I don’t like loud noises. Thunder, fireworks. I’ve never heard a convincing explanation for this phobia but I guess it fits someone who like things controlled. Firecrackers weren’t much problem (unless they came in the window of the bus you were riding), but an ashcan going off under a passing car – with a giant racketing BOOM off the building fronts – that had me halfway up a tree. (An ashcan was like a cherry bomb, an M-80. Big, scary, blow-your-hand-off noises.)

So boy, did I ever love Independence Day. Like I said I usually stuck close to home, but on Saturday the Fourth in 1964, we were invited to my Uncle Alby’s special Fourth of July gathering in Roslyn, Long Island.

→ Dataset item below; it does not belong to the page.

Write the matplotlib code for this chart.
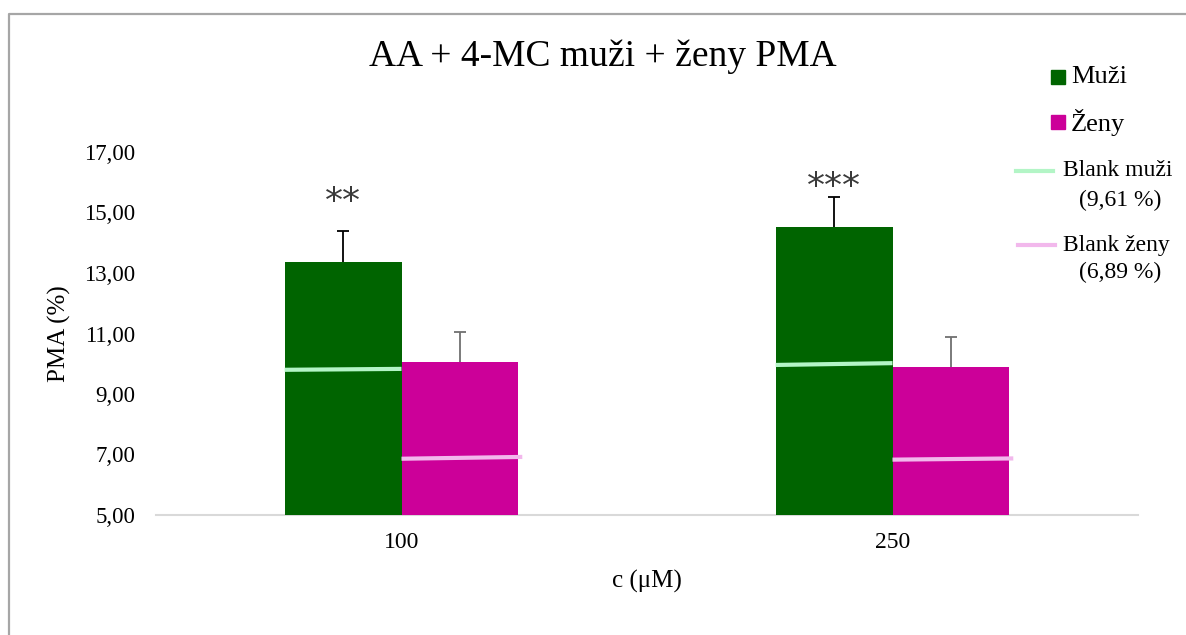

Al was military, genial, shiny-scalped, hawk-nosed, prosperous. We drove out there with contraband for the party – boxes of those wussy sparklers, of all things, because the local ordinances in Roslyn were the exact reverse of the City. You could blow up pretty much anything, but sparklers near dry grass made people nervous.

Going to Alby’s meant seeing his two middle sons, Dennis (one year older than me) and Jimmy (one year younger). They were both fun kids, athletes and jokers, but Dennis was special – blond, rangy, quick and unpredictable, and a natural comic. My sister had a serious crush. (And he was bald as an egg by age 30.) Jimmy was the follower – if Dennis decided jumping off the roof was a good idea, Jimmy wound up with the leg cast.

So we ran around that afternoon self-entertained, while the adults gradually got their suburban cocktail thing cranked up. There was this odd game where you hit a small white ball along the grass with a stick; eventually by accident it rolled into a little hole in the lawn, which freaked me out so much I went running to one of my uncles, who explained that was sort of the idea. There were no firecrackers but there were Roman candles in the street out front as night came on, and another uncle who turned up with a pistol (from a movie set) that shot loud blanks, until somebody complained (which was fine with me.) And of course, sparklers.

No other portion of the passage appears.